Bill for term limits for Israeli prime minister fails to pass

Lapid, Liberman tell Post they're "disappointed" and "frustrated"

 Former Israeli prime minister Benjamin Netanyahu is seen smiling at the Knesset in Jerusalem, on May 23, 2022. (photo credit: MARC ISRAEL SELLEM/THE JERUSALEM POST)
Former Israeli prime minister Benjamin Netanyahu is seen smiling at the Knesset in Jerusalem, on May 23, 2022.
(photo credit: MARC ISRAEL SELLEM/THE JERUSALEM POST)

The deadline for passing Justice Minister Gideon Sa’ar’s bill that would limit prime ministers to eight years in office expired on Monday without the controversial legislation passing into law.

Sa’ar revealed the bill with great fanfare in October 2021. He succeeded in passing it in every reading in the Knesset plenum and in committee, except one by March.

However, former coalition chairwoman Idit Silman defected to the opposition, which doomed the bill. As a change to the Basic Law, it required the support of 61 MKs, and the coalition now numbers only 60. The Joint List was willing to support it from the opposition, but the Likud decided to turn the final reading into a vote of confidence in the current government, and the Joint List did not agree to endorse the government.

“It’s very frustrating,” Alternate Prime Minister Yair Lapid told The Jerusalem Post at Monday’s Yesh Atid faction meeting. “When we saw we were losing our majority, we saw this could happen. But we won’t give up on enacting term limits – if not now, then later.”

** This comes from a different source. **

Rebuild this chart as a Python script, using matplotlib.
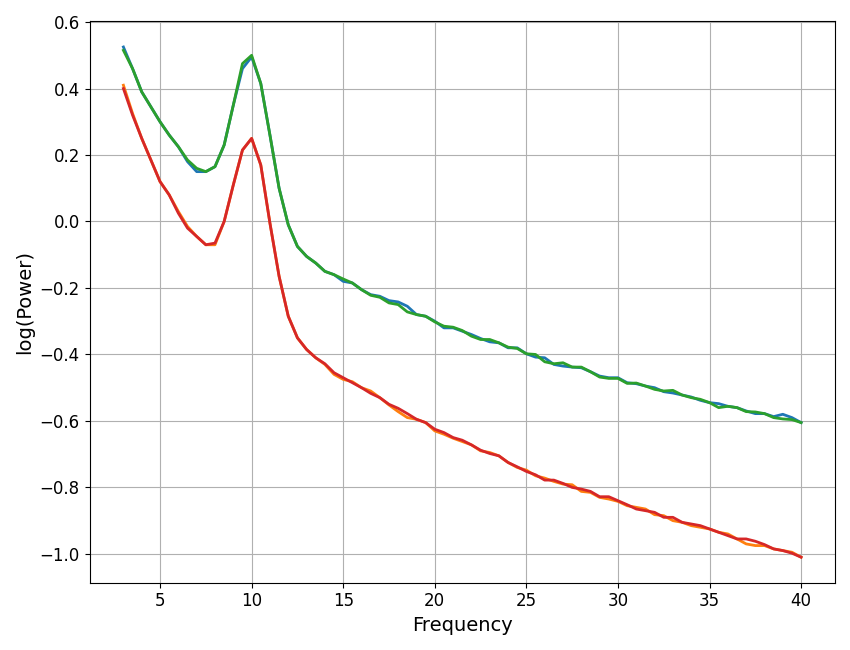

“We won't give up on enacting term limits – if not now, then later.”

Alternate Prime Minister Yair Lapid
 Alternate Prime Minister Yair Lapid is seen speaking at the Knesset in Jerusalem, on May 23, 2022. (credit: MARC ISRAEL SELLEM/THE JERUSALEM POST)
Alternate Prime Minister Yair Lapid is seen speaking at the Knesset in Jerusalem, on May 23, 2022. (credit: MARC ISRAEL SELLEM/THE JERUSALEM POST)

“It is disappointing, but it is not because of Yisrael Beytenu," Finance Minister Avigdor Liberman told the Post at his faction meeting. “We support it, but there is not full agreement in the coalition. What matters most is keeping the government together and not dragging the country to another election. That is our first priority. I know what an election would do to our economy.”

The eight-year limit for prime ministers was not retroactive, which meant that even if it passed, opposition leader Benjamin Netanyahu could still be prime minister for eight more years. He is the only living Israeli who has served eight years as prime minister.

Likud reactions

Knesset members from opposition leader Netanyahu’s Likud Party had said they would be willing to vote for term limits for prime minister if the faction decided to let its MKs vote their conscience, but that didn’t happen. Likud MKs noted that Netanyahu expressed support for term limits before he became prime minister. The MKs said they were in favor of term limits on principle, regardless of their impact on Netanyahu.

“I am in favor of term limits for the leaders of every country.”

Likud MK Israel Katz

“I am in favor of term limits for the leaders of every country,” MK Israel Katz said. “No one is bigger than George Washington, and he sufficed with eight years. The law in America was changed to a two-term limit after Franklin Delano Roosevelt. I am in favor of doing it here, too, as long as it is not done in a way that is personal.”